Так вот, как только мы вышли в эфир с первым экстренным выпуском новостей, мы, конечно же, нашли в интернете схему зрительного зала со всеми входами и выходами. И, разумеется, первое желание – показать ее в эфире. Никакое начальство нам ничего не указывало: был такой аврал, что просто технически не успеешь ни у кого спросить разрешения или отмашки, хотя все начальники крутились тут же, в аппаратной. Но схему зала мы в эфире не показали. Потому что эта информация действительно была важна и спецслужбам, и террористам. Думаю, террористы и без нас хорошо были знакомы с планом зала. Но всё равно, журналист всегда принимает профессиональное решение: это этично, это не нарушает прав тех, кто стал объектом репортажа, это не поставит их под угрозу. А вот это – это уже нельзя. Тут – стоп. И неважно, какой эксклюзив у тебя в руках.
Это профессиональные правила сообщества. И мое глубокое убеждение состоит в том, что если бы государство не влезло в эту систему и не взяло бы на себя миссию регулятора и цензора, за которым главное слово в вопросах профессиональной журналистской этики, журналистское сообщество было бы здоровее, а свобода слова не сделалась бы беспомощным эвфемизмом.
ХАМАТОВА: Я с такой точки зрения эту проблему не рассматривала, хотя, как ты понимаешь, к прессе у меня накопилось много вопросов. Но до Беслана эти вопросы касались исключительно моего права на частную жизнь и требования оставить в покое меня и мою семью. Сейчас, имея друзей-журналистов, я много больше понимаю про ваши цеховые проблемы, про профессию, которой вас лишили, и про тот, ниже плинтуса, уровень, до которого опустились те телекомпании, те издания, где вы работали.
Но мы же говорим о две тысячи четвертом годе, да? Тогда в таком широком смысле я вообще, вообще, вообще ничем не интересовалась. Кажется, я даже не понимала, кто у нас президент. А уж других политиков не знала совершенно точно. И не хотела знать. И не считала, что мне когда-нибудь пригодится это знание. Понимаешь, у меня была такая прививка – мое советское детство, – что я старалась никогда и ни при каких обстоятельствах не замечать этот, внешний мир, будучи заранее уверена, что всё там – вранье.

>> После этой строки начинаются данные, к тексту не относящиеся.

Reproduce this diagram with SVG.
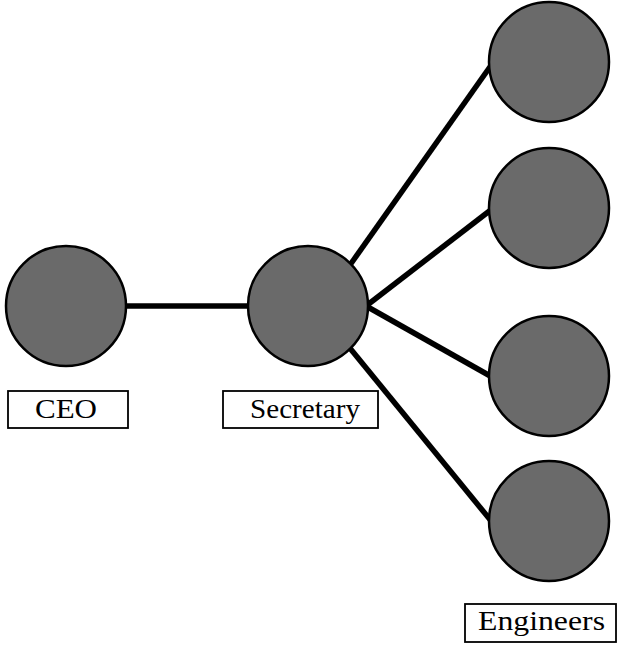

В камине вдруг выстрелило полено. Звук в тишине вышел такой пронзительный, такой громкий, что легко было принять его за знак. Мы замолчали. Рассвет крался по болотным кочкам в нашу сторону, но не был ни красив, ни радостен. Солнце в этих краях зимой встает нехотя, как будто по будильнику, словно не выспавшееся, лохматое, всё в снегу и лохмотьях длинной смурной ночи.